Thay taught about conversations he had with his own father in meditation, how he would start by addressing his father as “Daddy.” I thought to myself, “Well, you didn’t have an abusive father.” I couldn’t imagine calling my father “Daddy.” But while Thay didn’t give any details, he did imply that things were difficult between him and his father. He told of the day when he finally felt inwardly at peace with his father. “Daddy,” he said, “we have succeeded.” He considered coming into peace a joint effort, and a joint achievement, that belonged to both him and his father. Because his father still lived within him.

This story flayed my heart open. I think that, even in the act of forgiving my father, I had never acknowledged the sorrow of losing “Daddy.” I noticed my one soft memory of him. I’m 6 years old and have just started first grade. I’m doing a reading assignment, and am – unusually - nestled next to him on the sofa. He has his arm around me, and he is helping me sound out the words in my Catholic school primer. I was feeling a bit traumatized by school. There were 49 other unseasoned school-children in my first-grade classroom with a teacher who had taught high school the year before, and didn't know the first thing about calming young children. I was unsure of the rules and unable to do many of the things I thought the teacher was expecting me to know, though she was probably just testing our academic skills. My father is uncharacteristically tender, and I lean in to him. I soak in his bigness, I feel safe. That is the moment I think of when I think “Daddy.” Even now, 60 years later, it brings tears.

So today I found this ring in the bottom of an old jewelry box, an opal ring with one small emerald chip – there used to be two – which my father had made for me while at the height of his lapidary hobby in the early 1970s. I hadn’t been able to wear it all of these years. But today I unaccountably slid it on my finger. Then I went to Quaker meeting for worship.

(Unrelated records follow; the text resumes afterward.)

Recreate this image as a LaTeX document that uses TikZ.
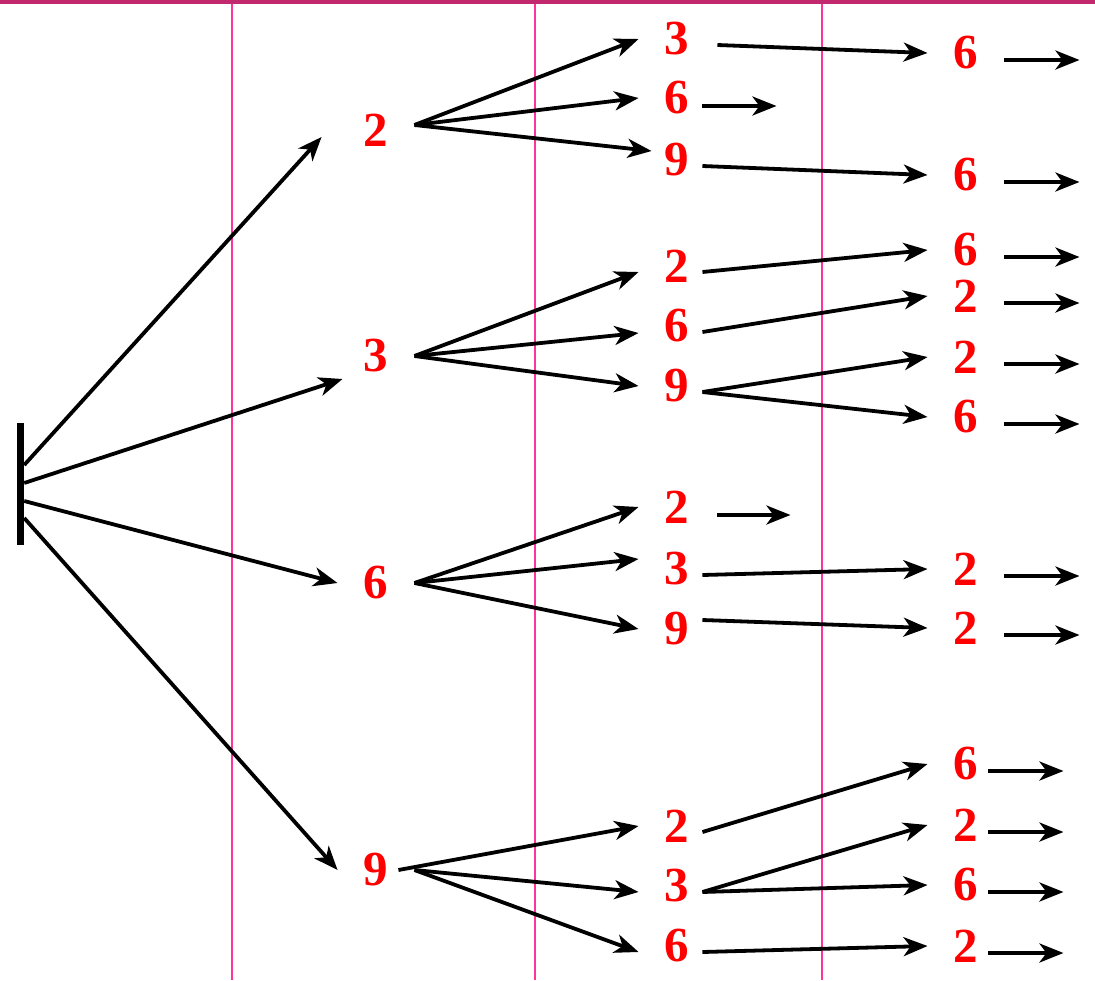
\documentclass[tikz,border=0pt]{standalone}
\usepackage{fontspec}
\setmainfont{Liberation Serif}
\newfontfamily\numfont{Liberation Serif Bold}
\usetikzlibrary{arrows.meta}
\definecolor{topline}{HTML}{C2286E}
\definecolor{colline}{HTML}{FF3399}
\tikzset{
  num/.style={text=red, font=\numfont\fontsize{49}{49}\selectfont, inner xsep=26pt, inner ysep=0pt},
  arr/.style={-{Stealth[length=24pt,width=19pt,inset=7pt]}, line width=3.8pt},
}
\begin{document}
\begin{tikzpicture}[x=1pt,y=-1pt] %% y goes down, as in the picture
  \useasboundingbox (0,0) rectangle (1095,980);
  %% frame
  \draw[topline, line width=4pt] (0,2) -- (1095,2);
  \foreach \x in {232, 535, 822} \draw[colline, line width=1.6pt] (\x,4) -- (\x,980);

  %% start bar
  \node[fill=black, minimum width=7pt, minimum height=122pt, inner sep=0pt] (root) at (20.5,484) {};

  %% first digit
  \foreach \n/\t/\y in {r2/2/130, r3/3/356, r6/6/583, r9/9/870}
    \node[num] (\n) at (376,\y) {\t};
  %% second digit
  \foreach \n/\t/\y in {r2-3/3/39, r2-6/6/98, r2-9/9/160, r3-2/2/266, r3-6/6/326, r3-9/9/386,
                        r6-2/2/507, r6-3/3/569, r6-9/9/629, r9-2/2/826, r9-3/3/886, r9-6/6/946}
    {\node[num] (\n) at (677,\y) {\t};
     \coordinate (\n-out) at ([shift={(-13pt,-6pt)}]\n.east);}
  %% third digit
  \foreach \n/\t/\y in {r2-3-6/6/53, r2-9-6/6/175, r3-2-6/6/250, r3-6-2/2/296, r3-9-2/2/357, r3-9-6/6/417,
                        r6-3-2/2/569, r6-9-2/2/628, r9-2-6/6/764, r9-3-2/2/825, r9-3-6/6/885, r9-6-2/2/946}
    \node[num] (\n) at (966,\y) {\t};

  %% bar -> first digit
  \draw[arr] ([yshift=19pt]root.east) -- ([shift={(-16pt,-7pt)}]r2.west);
  \draw[arr] ([yshift=1pt]root.east) -- ([shift={(5pt,-23pt)}]r3.west);
  \draw[arr] ([yshift=-17pt]root.east) -- (r6.west);
  \draw[arr] ([yshift=-34pt]root.east) -- (r9.west);

  %% first -> second digit
  \draw[arr] ([yshift=5pt]r2.east) -- (r2-3.west);
  \draw[arr] ([yshift=5pt]r2.east) -- (r2-6.west);
  \draw[arr] ([yshift=5pt]r2.east) -- ([shift={(13pt,9pt)}]r2-9.west);
  \draw[arr] (r3.east) -- ([yshift=-6pt]r3-2.west);
  \draw[arr] (r3.east) -- ([yshift=-7pt]r3-6.west);
  \draw[arr] (r3.east) -- (r3-9.west);
  \draw[arr] (r6.east) -- (r6-2.west);
  \draw[arr] (r6.east) -- ([yshift=10pt]r6-3.west);
  \draw[arr] (r6.east) -- (r6-9.west);
  \draw[arr] ([xshift=-16pt]r9.east) -- (r9-2.west);
  \draw[arr] (r9.east) -- ([yshift=-6pt]r9-3.west);
  \draw[arr] (r9.east) -- ([yshift=-6pt]r9-6.west);

  %% second -> third digit
  \draw[arr] ([shift={(2pt,-6pt)}]r2-3.east) -- (r2-3-6.west);
  \coordinate (r2-6-end) at ([shift={(61pt,-8pt)}]r2-6.east);
  \draw[arr] ([shift={(-13pt,-8pt)}]r2-6.east) -- (r2-6-end);
  \draw[arr] (r2-9-out) -- (r2-9-6.west);
  \draw[arr] (r3-2-out) -- (r3-2-6.west);
  \draw[arr] (r3-6-out) -- (r3-6-2.west);
  \draw[arr] (r3-9-out) -- (r3-9-2.west);
  \draw[arr] (r3-9-out) -- (r3-9-6.west);
  \coordinate (r6-2-end) at ([shift={(75pt,-8pt)}]r6-2.east);
  \draw[arr] ([shift={(2pt,-8pt)}]r6-2.east) -- (r6-2-end);
  \draw[arr] (r6-3-out) -- (r6-3-2.west);
  \draw[arr] ([shift={(-13pt,9pt)}]r6-9.east) -- (r6-9-2.west);
  \draw[arr] (r9-2-out) -- (r9-2-6.west);
  \draw[arr] (r9-3-out) -- (r9-3-2.west);
  \draw[arr] (r9-3-out) -- (r9-3-6.west);
  \draw[arr] (r9-6-out) -- (r9-6-2.west);

  %% open ends
  \foreach \n in {r2-3-6, r2-9-6, r3-2-6, r3-6-2, r3-9-2, r3-9-6, r6-3-2, r6-9-2}
    {\coordinate (\n-end) at ([shift={(75pt,-7pt)}]\n.east);
     \draw[arr] ([yshift=-7pt]\n.east) -- (\n-end);}
  \foreach \n in {r9-2-6, r9-3-2, r9-3-6, r9-6-2}
    {\coordinate (\n-end) at ([shift={(59pt,-7pt)}]\n.east);
     \draw[arr] ([shift={(-16pt,-7pt)}]\n.east) -- (\n-end);}
\end{tikzpicture}
\end{document}
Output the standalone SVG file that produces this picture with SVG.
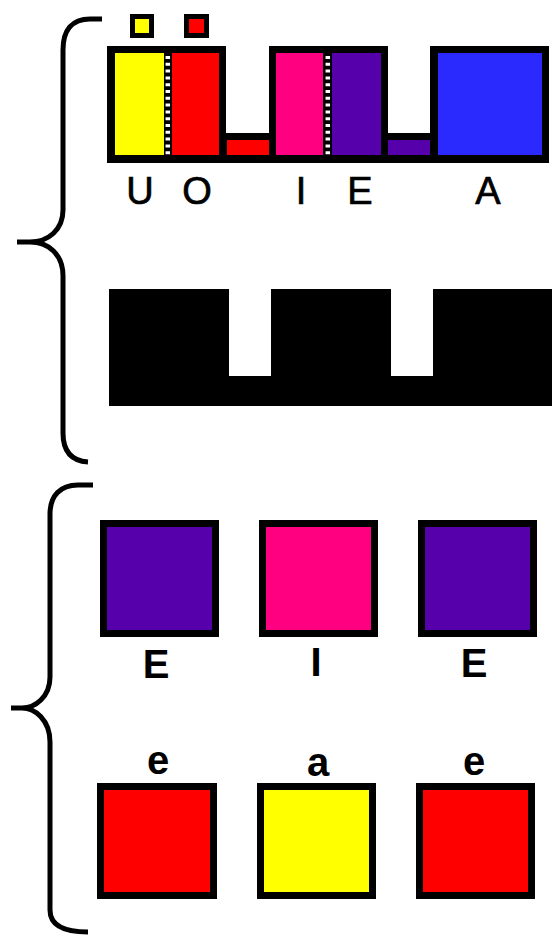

In the silent, waiting worship God showed me that I had taken a cutting from the family tree and transplanted it into good soil, tending it and fertilizing it. I had not cut out my parents from my life. I had taken a cutting from our shared family tree! This new tree has so much more health than the tree from which I took the cutting. What I understood this morning in worship, in a way I had not before fully appreciated, is that the healing that has occurred in my transplanted branch of the family tree has also helped to heal the whole family tree, because that lineage lives on in the new tree. Christ has helped me, through the teaching of a Buddhist monk, to reconnect with that moment on the couch when my father helped me to read, and to feel the truth that this loving Daddy also lives within me, alongside the wounded Daddy parts that have and continue to be healed.

I can now wear the ring he gave me, and feel gratitude to God and to Life for returning my father to me, for the ongoing healing of a lineage in me and my children and their children. I don’t know if I will replace the lost emerald chip. It reminds me of the wounded Daddy who could not always be a good Daddy to his daughter. But it sits alongside the light-filled brightness of the opal - his inward desire to be good, to be tender, to be patient. I am grateful for this Buddhist teacher, who learned how to open his heart to the Daddy within and is teaching me to do the same. I am grateful to the Christ, who led me in learning to love my children, and who led my brother back to me, and me to him. I am grateful to the Creator, who “don’t make no junk.”

May your new year be filled with the transformations that expand hearts and minds. Blessings to you.